Natürlich haben die Befürworter einer Abschaffung der Kirchensteuer in einem Punkt Recht: Die Kirchen würden dann garantierte Einnahmen verlieren, sie müssten um Unterstützung werben. Die langen Debatten über innerkirchliche Reformen würden abgekürzt werden – der Handlungsdruck würde das Handeln bestimmen, nicht mehr die nur organisatorische oder auch theologische Fachdiskussion.

Sicher hat die Kirche Reformdruck von außen nötig. Zu oft noch erleben wir Kirchengemeinden, in der aktive Vertreter sich als Weltverbesserer generieren wollen und ihre missionarische Aufgabe über den Dialog und die Seelsorge stellen. Das ist auch erlaubt, solange die Toleranz gepflegt wird und nicht bestimmte Gruppen im Namen Gottes ausgegrenzt oder ignoriert werden. Konkret gesagt: Natürlich gibt es auch Christen, die AfD wählen. Mit ihnen und ihren Ansichten muss sich die Kirche ebenso auseinandersetzen, wie es Parteien, Medien und Gewerkschaften tun müssen. Wer sie ausgrenzt, belegt nur die Arroganz und Abgehobenheit, die manche der Amtskirche vorwerfen.

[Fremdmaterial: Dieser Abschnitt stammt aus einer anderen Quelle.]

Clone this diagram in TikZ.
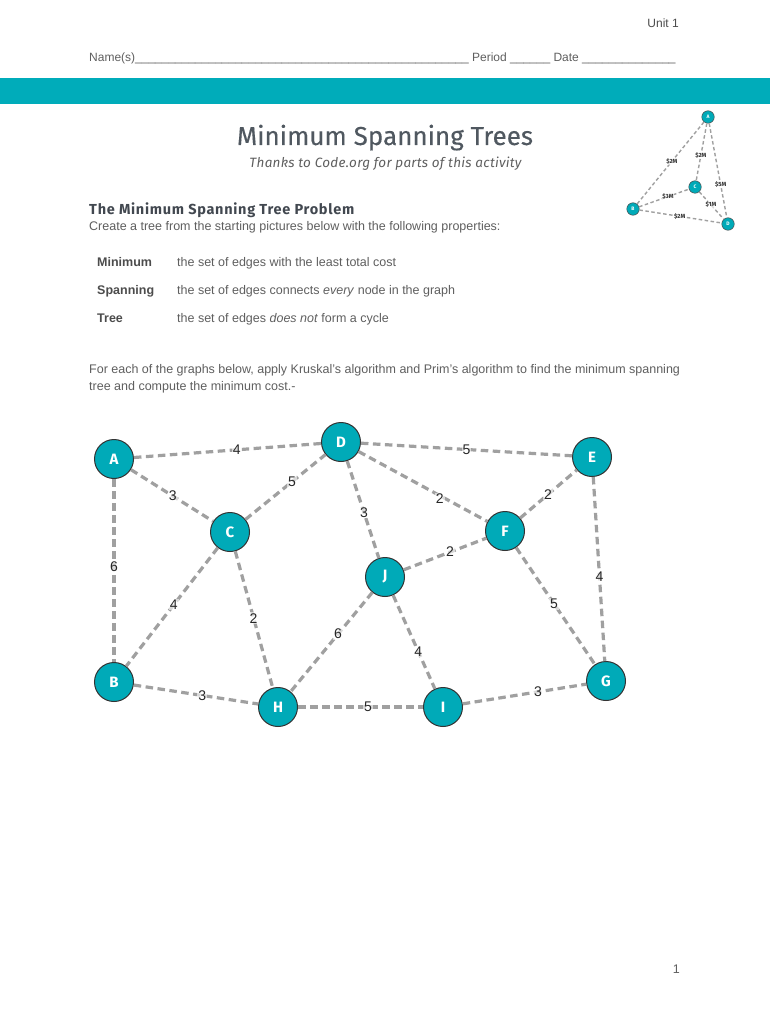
\documentclass[tikz,border=0pt]{standalone}
\usepackage{fontspec}
\setmainfont{Liberation Sans}
\newfontfamily\headfont{Fira Sans}
\newfontfamily\titlefont[FakeBold=0.25]{Fira Sans}
\newfontfamily\subfont[LetterSpace=2]{Fira Sans}
\newfontfamily\headbfont[LetterSpace=5]{Fira Sans}
\definecolor{tealband}{RGB}{0,172,186}
\definecolor{nodeteal}{RGB}{0,170,184}
\definecolor{dashgray}{RGB}{160,160,160}
\definecolor{bodygray}{RGB}{95,95,95}
\definecolor{titlegray}{RGB}{80,88,96}
\definecolor{headslate}{RGB}{66,72,80}
\begin{document}
\begin{tikzpicture}[x=1pt,y=-1pt,
  gnode/.style={circle, fill=nodeteal, draw=black!80, line width=1pt, minimum size=39pt, inner sep=0pt, text=white, font=\headfont\bfseries\fontsize{15}{15}\selectfont},
  gedge/.style={draw=dashgray, line width=3.2pt, dash pattern=on 7.5pt off 4.5pt},
  elab/.style={font=\fontsize{14}{14}\selectfont, text=black!85, inner sep=1pt, fill=white, fill opacity=0.6, text opacity=1},
  snode/.style={circle, fill=nodeteal, draw=black!70, line width=0.5pt, minimum size=12.5pt, inner sep=0pt, text=white, font=\headfont\bfseries\fontsize{5}{5}\selectfont},
  sedge/.style={draw=dashgray, line width=1.4pt, dash pattern=on 3.5pt off 2.5pt},
  slab/.style={font=\headfont\bfseries\fontsize{6}{6}\selectfont, text=black!80, inner sep=0.5pt, fill=white, fill opacity=0.6, text opacity=1},
  body/.style={font=\fontsize{12.5}{12.5}\selectfont, text=bodygray, inner sep=0pt},
  bodyb/.style={font=\bfseries\fontsize{12.5}{12.5}\selectfont, text=black!70, inner sep=0pt}
]
\useasboundingbox (0,0) rectangle (770,1024);
\fill[white] (0,0) rectangle (770,1024);

% header
\node[body, text=black!70, font=\fontsize{12}{12}\selectfont, anchor=base east] (unit) at (679,27.5) {Unit 1};
\node[body, font=\fontsize{12}{12}\selectfont, anchor=base west] (namel) at (89,61.5) {Name(s)\_\_\_\_\_\_\_\_\_\_\_\_\_\_\_\_\_\_\_\_\_\_\_\_\_\_\_\_\_\_\_\_\_\_\_\_\_\_\_\_\_\_\_\_\_\_\_\_\_\_ Period \_\_\_\_\_\_ Date \_\_\_\_\_\_\_\_\_\_\_\_\_\_};
\fill[tealband] (0,78) rectangle (770,104);

% title
\node[font=\titlefont\fontsize{26}{26}\selectfont, text=titlegray, inner sep=0pt, anchor=base] (title) at (385,145) {Minimum Spanning Trees};
\node[font=\subfont\itshape\fontsize{13.5}{13.5}\selectfont, text=bodygray, inner sep=0pt, anchor=base] (sub) at (385.5,167.5) {Thanks to Code.org for parts of this activity};

\node[font=\headbfont\bfseries\fontsize{14.5}{14.5}\selectfont, text=headslate, inner sep=0pt, anchor=base west] (head) at (89,214.5) {The Minimum Spanning Tree Problem};
\node[body, anchor=base west] (create) at (89,230) {Create a tree from the starting pictures below with the following properties:};

\node[bodyb, anchor=base west] (t1) at (97,266.5) {Minimum};
\node[body, anchor=base west] (d1) at (177,266.5) {the set of edges with the least total cost};
\node[bodyb, anchor=base west] (t2) at (97,294.5) {Spanning};
\node[body, anchor=base west] (d2) at (177,294.5) {the set of edges connects \textit{every} node in the graph};
\node[bodyb, anchor=base west] (t3) at (97,322.5) {Tree};
\node[body, anchor=base west] (d3) at (177,322.5) {the set of edges \textit{does not} form a cycle};

\node[body, anchor=base west] (p1) at (89,373) {For each of the graphs below, apply Kruskal's algorithm and Prim's algorithm to find the minimum spanning};
\node[body, anchor=base west] (p2) at (89,390.5) {tree and compute the minimum cost.-};

\node[body, anchor=base east] (pg) at (680,973.5) {1};

% small graph
\node[snode] (sA) at (708,117) {A};
\node[snode] (sC) at (695,187) {C};
\node[snode] (sB) at (633,209) {B};
\node[snode] (sD) at (728,224) {D};
\draw[sedge] (sA) -- node[slab, pos=0.48] {\$2M} (sB);
\draw[sedge] (sA) -- node[slab, pos=0.56] {\$2M} (sC);
\draw[sedge] (sA) -- node[slab, pos=0.65] {\$5M} (sD);
\draw[sedge] (sB) -- node[slab, pos=0.58] {\$3M} (sC);
\draw[sedge] (sC) -- node[slab, pos=0.48] {\$1M} (sD);
\draw[sedge] (sB) -- node[slab, pos=0.49] {\$2M} (sD);

% main graph
\node[gnode] (A) at (114,459) {A};
\node[gnode] (D) at (341,442) {D};
\node[gnode] (E) at (592,457) {E};
\node[gnode] (C) at (230,532) {C};
\node[gnode] (F) at (505,531) {F};
\node[gnode] (J) at (385,577) {J};
\node[gnode] (B) at (114,682) {B};
\node[gnode] (H) at (278,707) {H};
\node[gnode] (I) at (443,707) {I};
\node[gnode] (G) at (606,681) {G};

\draw[gedge] (A) -- node[elab, pos=0.55] {4} (D);
\draw[gedge] (D) -- node[elab, pos=0.50] {5} (E);
\draw[gedge] (A) -- node[elab, pos=0.51] {3} (C);
\draw[gedge] (C) -- node[elab, pos=0.58] {5} (D);
\draw[gedge] (D) -- node[elab, pos=0.53] {3} (J);
\draw[gedge] (D) -- node[elab, pos=0.63, yshift=-3pt] {2} (F);
\draw[gedge] (F) -- node[elab, pos=0.49] {2} (E);
\draw[gedge] (J) -- node[elab, pos=0.56] {2} (F);
\draw[gedge] (A) -- node[elab, pos=0.48] {6} (B);
\draw[gedge] (C) -- node[elab, pos=0.48] {4} (B);
\draw[gedge] (C) -- node[elab, pos=0.49] {2} (H);
\draw[gedge] (J) -- node[elab, pos=0.42] {6} (H);
\draw[gedge] (J) -- node[elab, pos=0.60] {4} (I);
\draw[gedge] (F) -- node[elab, pos=0.48] {5} (G);
\draw[gedge] (E) -- node[elab, pos=0.54] {4} (G);
\draw[gedge] (B) -- node[elab, pos=0.55] {3} (H);
\draw[gedge] (H) -- node[elab, pos=0.56] {5} (I);
\draw[gedge] (I) -- node[elab, pos=0.61] {3} (G);
\end{tikzpicture}
\end{document}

Was die katholische Kirche anbelangt, sind die Hürden für den Priesterberuf ebenso antiquiert wie das Zölibat, die hin und wieder anzutreffende Verunglimpfung von Homosexuellen und die Geringschätzung der Laienarbeit. Sicher, hier führt jede Veränderung über Rom, und solche Schritte dauern. Das hat man gerade in den vergangenen Monaten in der Debatte über den „synodalen Weg“ gesehen. Doch Druck in Richtung Reform und mehr Transparenz, gerade angesichts von Missbrauchsfällen, ist nötig. Der Hildesheimer Bischof Heiner Wilmer gibt hier ein bundesweites Vorbild. Manchmal hat man den Eindruck, dass die Kirchenoberen gern über nötige Veränderungen reden, es aber nicht ganz so ernst meinen – weil die Verhältnisse noch nicht so kritisch sind, dass die Reformkräfte die Beharrungskräfte in den Schatten zu stellen vermögen.

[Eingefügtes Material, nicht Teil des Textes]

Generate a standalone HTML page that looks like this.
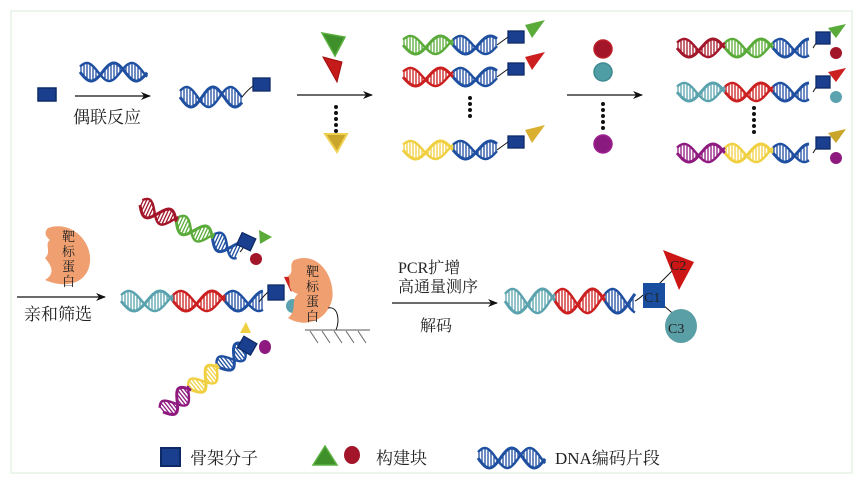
<!DOCTYPE html>
<html><head><meta charset="utf-8">
<style>
html,body{margin:0;padding:0;background:#fff;}
svg{display:block;}
text{font-family:"Liberation Serif","Noto Serif CJK SC","Noto Sans CJK SC",serif;fill:#222;}
</style></head>
<body>
<svg id="s" width="866" height="486" viewBox="0 0 866 486" xmlns="http://www.w3.org/2000/svg">
<defs>
<marker id="ah" markerWidth="10" markerHeight="8" refX="9" refY="4" orient="auto" markerUnits="userSpaceOnUse">
<path d="M0,0 L10,4 L0,8 L3,4 Z" fill="#111"/></marker>
</defs>
<rect x="11" y="11" width="841" height="462" fill="#fff" stroke="#e6f2e6" stroke-width="1.5"/>
<g id="dyn"></g>

<rect x="38" y="88" width="18" height="13" fill="#1a3f8f" stroke="#0d2a66" stroke-width="1.5"/>
<line x1="75" y1="96" x2="150" y2="96" stroke="#111" stroke-width="1.2" marker-end="url(#ah)"/>
<text x="73" y="123" font-size="17">偶联反应</text>
<line x1="297" y1="95" x2="372" y2="95" stroke="#111" stroke-width="1.2" marker-end="url(#ah)"/>
<polygon points="322,33 345,37 335,56" fill="#3f8f2a" stroke="#5ab040" stroke-width="1.5"/>
<polygon points="323,57 342,62 337,82" fill="#c41a1a" stroke="#a01010" stroke-width="1"/>
<polygon points="325,134 347,134 337,152" fill="#c9a52a" stroke="#efd050" stroke-width="2"/>
<g fill="#111"><circle cx="336" cy="107" r="2"/><circle cx="336" cy="113" r="2"/><circle cx="336" cy="119" r="2"/><circle cx="336" cy="125" r="2"/><circle cx="336" cy="131" r="2"/></g>
<g fill="#111"><circle cx="470" cy="98" r="2"/><circle cx="470" cy="104" r="2"/><circle cx="470" cy="110" r="2"/><circle cx="470" cy="116" r="2"/></g>
<line x1="567" y1="95" x2="642" y2="95" stroke="#111" stroke-width="1.2" marker-end="url(#ah)"/>
<circle cx="603" cy="49" r="9" fill="#a3162a" stroke="#c0202a" stroke-width="1.5"/>
<circle cx="603" cy="72" r="9" fill="#4f9ea6" stroke="#3f8a92" stroke-width="1.5"/>
<circle cx="603" cy="144" r="9" fill="#8a1a7e" stroke="#a02090" stroke-width="1.5"/>
<g fill="#111"><circle cx="603" cy="104" r="2"/><circle cx="603" cy="110" r="2"/><circle cx="603" cy="116" r="2"/><circle cx="603" cy="122" r="2"/><circle cx="603" cy="128" r="2"/></g>
<g fill="#111"><circle cx="754" cy="108" r="2"/><circle cx="754" cy="114" r="2"/><circle cx="754" cy="120" r="2"/><circle cx="754" cy="126" r="2"/><circle cx="754" cy="132" r="2"/></g>

<path d="M48,228 C70,220 92,240 90,262 C88,282 68,290 45,280 C58,272 48,262 45,258 C52,252 44,244 50,240 C45,236 44,232 48,228Z" fill="#f0a070"/>
<g font-size="13"><text x="62" y="241">靶</text><text x="62" y="256">标</text><text x="62" y="271">蛋</text><text x="62" y="286">白</text></g>
<line x1="17" y1="297" x2="105" y2="297" stroke="#111" stroke-width="1.2" marker-end="url(#ah)"/>
<text x="24" y="320" font-size="17">亲和筛选</text>

<path d="M294,260 C320,250 336,280 332,300 C326,322 304,328 288,318 C298,310 290,300 298,294 C285,290 292,282 288,276 C295,272 288,266 294,260Z" fill="#f0a070"/>
<g font-size="13"><text x="306" y="276">靶</text><text x="306" y="291">标</text><text x="306" y="306">蛋</text><text x="306" y="321">白</text></g>
<path d="M328,308 C338,306 340,320 336,330" fill="none" stroke="#111" stroke-width="1"/>
<line x1="305" y1="330" x2="370" y2="330" stroke="#555" stroke-width="1"/>
<g stroke="#666" stroke-width="1"><line x1="310" y1="331" x2="318" y2="343"/><line x1="322" y1="331" x2="330" y2="343"/><line x1="334" y1="331" x2="342" y2="343"/><line x1="346" y1="331" x2="354" y2="343"/><line x1="358" y1="331" x2="366" y2="343"/></g>

<line x1="392" y1="303" x2="497" y2="303" stroke="#111" stroke-width="1.2" marker-end="url(#ah)"/>
<text x="398" y="273" font-size="16">PCR扩增</text>
<text x="398" y="292" font-size="16">高通量测序</text>
<text x="420" y="331" font-size="16">解码</text>

<line x1="650" y1="293" x2="675" y2="268" stroke="#111" stroke-width="1"/>
<line x1="655" y1="298" x2="678" y2="318" stroke="#111" stroke-width="1"/>
<rect x="643" y="283" width="22" height="25" fill="#1a4f9f"/>
<polygon points="663,250 694,262 679,290" fill="#cc1616"/>
<ellipse cx="681" cy="326" rx="16" ry="17" fill="#5a9ea6"/>
<text x="644" y="302" font-size="14">C1</text>
<text x="670" y="270" font-size="14">C2</text>
<text x="668" y="333" font-size="14">C3</text>

<rect x="161" y="448" width="19" height="18" fill="#1a3f8f" stroke="#0d2a66" stroke-width="2"/>
<text x="190" y="464" font-size="17">骨架分子</text>
<polygon points="313,465 325,446 337,465" fill="#3f8f2a" stroke="#5ab040" stroke-width="1.5"/>
<ellipse cx="352" cy="455" rx="8" ry="9" fill="#a3162a"/>
<text x="376" y="464" font-size="17">构建块</text>
<text x="555" y="464" font-size="17">DNA编码片段</text>
</svg>
<script>
var C={b:"#1f4fa0",g:"#5aab3a",r:"#cc1f1f",dr:"#a3162a",t:"#5aa3ae",y:"#f0d040",p:"#8e1a80"};
var out="";
function helix(x,y,ang,segs,amp,period){
  var s='<g transform="translate('+x+','+y+') rotate('+ang+')">';
  var pos=0,ph=period*0.1;
  segs.forEach(function(sg){
    var col=C[sg[0]],len=sg[1];
    var p1="",p2="";
    for(var i=0;i<=len;i+=1){
      var xx=pos+i,v=amp*Math.sin(2*Math.PI*xx/period),w=amp*Math.sin(2*Math.PI*(xx+ph)/period+Math.PI);
      p1+=(i?"L":"M")+xx.toFixed(1)+","+v.toFixed(1);
      p2+=(i?"L":"M")+xx.toFixed(1)+","+w.toFixed(1);
      if(i%3==1&&Math.abs(v-w)>3){var lo=Math.min(v,w)+1.2,hi=Math.max(v,w)-1.2; s+='<line x1="'+xx+'" y1="'+lo.toFixed(1)+'" x2="'+xx+'" y2="'+hi.toFixed(1)+'" stroke="'+col+'" stroke-width="1.3"/>';}
    }
    s+='<path d="'+p1+'" fill="none" stroke="'+col+'" stroke-width="3"/>';
    s+='<path d="'+p2+'" fill="none" stroke="'+col+'" stroke-width="2.4"/>';
    pos+=len;
  });
  s+='</g>';out+=s;return pos;
}
function sq(x,y,w,h,rot){out+='<rect x="'+x+'" y="'+y+'" width="'+(w||15)+'" height="'+(h||12)+'" fill="#1a3f8f" stroke="#0d2a66" stroke-width="1.3"'+(rot?' transform="rotate('+rot+' '+(x+7)+' '+(y+6)+')"':'')+'/>';}
function ln(a,b,c,d){out+='<path d="M'+a+','+b+' Q'+((a+c)/2)+','+(d+4)+' '+c+','+d+'" fill="none" stroke="#111" stroke-width="1"/>';}
function tri(pts,f){out+='<polygon points="'+pts+'" fill="'+f+'"/>';}
function circ(cx,cy,r,f){out+='<circle cx="'+cx+'" cy="'+cy+'" r="'+r+'" fill="'+f+'"/>';}
helix(80,72,0,[["b",67]],9,45);
helix(180,97,0,[["b",62]],10,44);ln(242,97,253,86);sq(253,78,17,13);
var rows=[[43,"g"],[75,"r"],[148,"y"]];
rows.forEach(function(r){
  var y=r[0];
  helix(403,y+2,0,[[r[1],50],["b",44]],9,50);
  ln(497,y+2,508,y-6);sq(508,y-12,16,12);
  tri("525,"+(y-18)+" 545,"+(y-23)+" 532,"+(y-5),r[1]=="y"?"#d9b030":C[r[1]]);
});
var rows5=[[48,"dr","g","g","dr"],[92,"t","r","r","t"],[153,"p","y","#c9a52a","p"]];
rows5.forEach(function(r){
  var y=r[0];
  helix(677,y,0,[[r[1],48],[r[2],48],["b",36]],9,48);
  ln(813,y,818,y-8);sq(816,y-16,14,12);
  tri("828,"+(y-20)+" 846,"+(y-24)+" 836,"+(y-10),r[3].charAt(0)=="#"?r[3]:C[r[3]]);
  circ(836,y+5,6,C[r[4]]);
});
helix(140,205,25,[["dr",40],["g",40],["b",30]],9,40);
ln(240,252,244,246);sq(239,235,15,13,25);
tri("259,230 272,237 260,244",C.g);circ(256,259,6,C.dr);
helix(121,301,0,[["t",52],["r",52],["b",38]],10,52);
ln(259,302,268,292);sq(268,285,16,15);
tri("284,277 300,276 291,292",C.r);circ(293,306,7,C.t);
helix(163,412,-38,[["p",36],["y",36],["b",36]],9,36);
ln(248,346,247,350);sq(240,339,15,13,30);
tri("240,333 246,322 251,333","#f0d040");
out+='<ellipse cx="265" cy="347" rx="6" ry="7" fill="#8e1a80"/>';
helix(505,301,0,[["t",50],["r",50],["b",30]],12,50);
ln(635,301,643,295);
helix(478,458,0,[["b",67]],10,45);
document.getElementById("dyn").innerHTML=out;
</script>
</body></html>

Ohne Kirchensteuer würden viele Kirchen aufgeben

Soll man der Kirche den staatlichen Geldhahn zudrehen? Das wäre fatal, viele Kirchengemeinden würden aufgeben – vermutlich vor allem in ländlichen Gegenden, in denen sich heute schon viele abgehängt fühlen. Das darf nicht geschehen. Hier müssen weiter Altennachmittage und Jugendclubs angeboten werden. Wer, wenn nicht die Kirche, sollte das tun? Schließlich geht es auch um die Pflege des Kulturgutes, um viele alte Kirchengebäude, die ohne aktive Kirchengemeinden dem Verfall preisgegeben wären – und um ein Gemeinschaftsgefühl, das vielerorts noch um die Pastorin oder den Pastor kreist und um ihre oder seine Mitstreiter.

Nicht zuletzt stehen die Kirchen auch für die überlieferte christlich-abendländische Kultur, die über Jahrhunderte dieses Land geprägt hat und stärker als vieles andere den „sozialen Kitt“ in der Gesellschaft liefert. Es ist allemal besser, wenn die Kirchen diese Rolle wahrnehmen – als wenn es radikale politische Gruppierungen tun, die eine Lücke nutzen, die der Zusammenbruch der Kirchen hinterlassen wird.

Deshalb sollte es bei der Kirchensteuer bleiben – gepaart mit einer weit größeren Entschlossenheit der Kirchen, ihre Abläufe und ihr Selbstverständnis in Frage zu stellen.